Samuel Johnson prize shortlist announced

Casino betting strategies, perilous romances in authoritarian North Korea and secret meetings in the corner office at Lehman Brothers are among the tales short listed in this year's BBC Samuel Johnson Prize for Non-Fiction.

In announcing the shortlist, chairman of the judges, Evan Davis, the economist and presenter of the Today Programme, Davis said: "We did have a number of arguments in our deliberations, but we've settled on an extraordinarily eclectic selection of books which defies simplistic categorisation. There is something for everyone, whether it be maths or fishing. Perhaps the only common feature of these books is the passion and sheer enthusiasm of the authors for their subjects."

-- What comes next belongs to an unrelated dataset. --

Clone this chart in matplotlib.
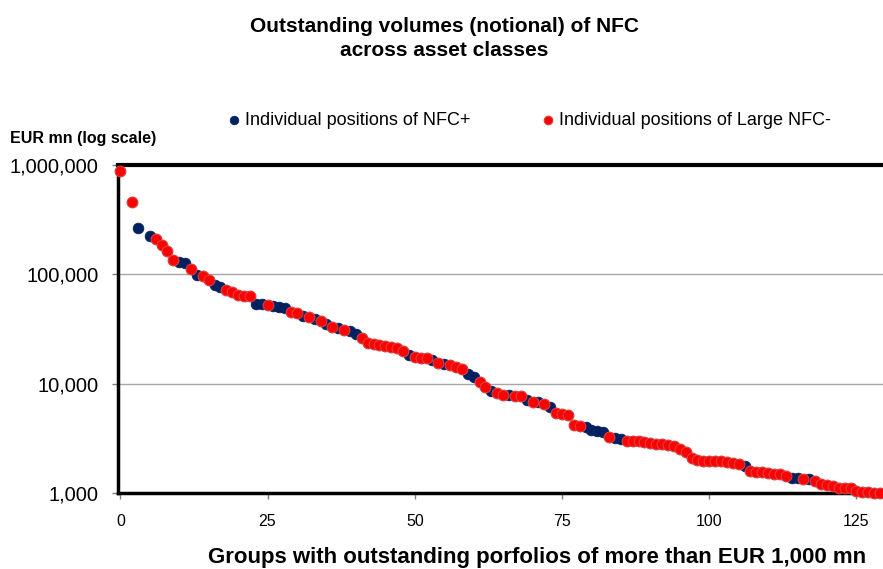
import numpy as np
import matplotlib as mpl
mpl.use('Agg')
import matplotlib.pyplot as plt
from matplotlib.ticker import FuncFormatter, FixedLocator, NullLocator

plt.rcParams['font.family'] = ['Liberation Sans', 'DejaVu Sans']

# ranked groups, value in EUR mn
nfc_plus_rank = [3, 5, 10, 11, 13, 16, 17, 23, 24, 26, 27, 28, 31, 33, 35, 37, 39, 40,
                 49, 53, 55, 59, 60, 63, 66, 69, 71, 73, 79, 80, 81, 82, 84, 85,
                 106, 114, 115, 117]
nfc_plus_val = [265000, 222000, 130000, 127000, 98000, 80000, 77000, 54000, 53000, 51000,
                50000, 49000, 42000, 39000, 35000, 32000, 30000, 28500,
                18300, 16500, 15200, 12200, 11500, 8600, 7900, 7100, 6800, 6100,
                4000, 3800, 3700, 3600, 3200, 3150,
                1750, 1380, 1370, 1350]

large_nfc_minus_rank = [0, 2, 6, 7, 8, 9, 12, 14, 15, 18, 19, 20, 21, 22, 25, 29, 30, 32,
                        34, 36, 38, 41, 42, 43, 44, 45, 46, 47, 48, 50, 51, 52, 54, 56,
                        57, 58, 61, 62, 64, 65, 67, 68, 70, 72, 74, 75, 76, 77, 78, 83,
                        86, 87, 88, 89, 90, 91, 92, 93, 94, 95, 96, 97, 98, 99, 100, 101,
                        102, 103, 104, 105, 107, 108, 109, 110, 111, 112, 113, 116, 118,
                        119, 120, 121, 122, 123, 124, 125, 126, 127, 128, 129]
large_nfc_minus_val = [880000, 455000, 212000, 185000, 163000, 134000, 112000, 96000, 88000,
                       72000, 69000, 65000, 64000, 63000, 52000, 45000, 44000, 40500,
                       37500, 33000, 31000, 26000, 23500, 23000, 22500, 22000, 21500, 21000,
                       20000, 17500, 17300, 17100, 15400, 14800, 14200, 13600, 10400, 9300,
                       8200, 7900, 7700, 7700, 6800, 6500, 5400, 5300, 5200, 4200, 4100,
                       3250, 3000, 3000, 2980, 2950, 2850, 2800, 2800, 2750, 2700, 2500,
                       2350, 2100, 2000, 1980, 1960, 1960, 1950, 1930, 1900, 1850, 1600,
                       1550, 1550, 1520, 1500, 1480, 1420, 1330, 1280, 1200, 1180, 1150,
                       1120, 1120, 1100, 1050, 1030, 1020, 1000, 990]

x_ticks = [0, 25, 50, 75, 100, 125]
y_ticks = [1000, 10000, 100000, 1000000]

fig = plt.figure(figsize=(8.83, 5.69), dpi=100)
ax = fig.add_axes([0.1336, 0.1336, 0.8664, 0.5764])

blue = '#002060'
red = '#FF0000'

ax.scatter(nfc_plus_rank, nfc_plus_val, s=60, color=blue, edgecolors=blue, linewidths=0.5,
           zorder=3, clip_on=False, label='Individual positions of NFC+')
ax.scatter(large_nfc_minus_rank, large_nfc_minus_val, s=60, color=red, edgecolors='#D84040',
           linewidths=0.8, zorder=4, clip_on=False, label='Individual positions of Large NFC-')

ax.set_yscale('log')
ax.set_ylim(1000, 1000000)
ax.set_xlim(-0.4, 129.5)
ax.yaxis.set_major_locator(FixedLocator(y_ticks))
ax.yaxis.set_minor_locator(NullLocator())
ax.yaxis.set_major_formatter(FuncFormatter(lambda v, p: f'{int(round(v)):,}'))
ax.set_xticks(x_ticks)
ax.grid(axis='y', color='#A6A6A6', linewidth=1.0, zorder=0)
ax.set_axisbelow(True)

for lab in ax.get_yticklabels():
    lab.set_fontsize(14.5)
for lab in ax.get_xticklabels():
    lab.set_fontsize(11.5)
ax.tick_params(axis='both', length=4, color='#808080', width=1)
ax.tick_params(axis='y', pad=10)
ax.tick_params(axis='x', pad=11)

ax.spines['top'].set_linewidth(3.0)
ax.spines['left'].set_linewidth(2.5)
ax.spines['bottom'].set_linewidth(2.5)
ax.spines['right'].set_visible(False)
for s in ['top', 'left', 'bottom']:
    ax.spines[s].set_color('black')

fig.text(0.503, 0.932, 'Outstanding volumes (notional) of NFC\nacross asset classes',
         ha='center', va='center', fontsize=15, fontweight='bold', linespacing=1.3)
fig.text(0.011, 0.757, 'EUR mn (log scale)', ha='left', va='center', fontsize=11.5,
         fontweight='bold')
fig.text(0.608, 0.021, 'Groups with outstanding porfolios of more than EUR 1,000 mn',
         ha='center', va='center', fontsize=16, fontweight='bold')

fig.legend(loc='center left', bbox_to_anchor=(0.257, 0.789), ncol=2, frameon=False,
           fontsize=13, markerscale=0.8, handlelength=0.8, handletextpad=0.2,
           columnspacing=3.9, borderaxespad=0, borderpad=0)

fig.savefig('out.png', dpi=100)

Alex Bellos's Adventures in Numberland instructs readers on how to turn the odds in your favour in a casino. Nothing to Envy: Real Lives in North Korea, by Barbara Demick, weaves together the stories of adversity in North Korea, including two lovers who dated secretly for a decade and feared to criticise the regime to each other.

Luke Jennings's Blood Knots is a memoir of teaching himself the art of angling from library books as a child in the 1960's. Andrew Ross Sorkin's Too Big To Fail is the definitive account of how the world's financiers and politicians ultimately failed to save the world from a financial crisis they played no small part in precipitating.

A Gambling Man by Jenny Uglow seeks to explain how in 1660 it was the calculated risk of the newly restored Charles II that built the Britain we now live in. Lastly, in Catching Fire: How Cooking made us Human, the British primatologist Richard Wrangham argues that it was learning to cook that led to the transformation of our ape-like ancestors into homo erectus.

The winner will be announced on 1 July.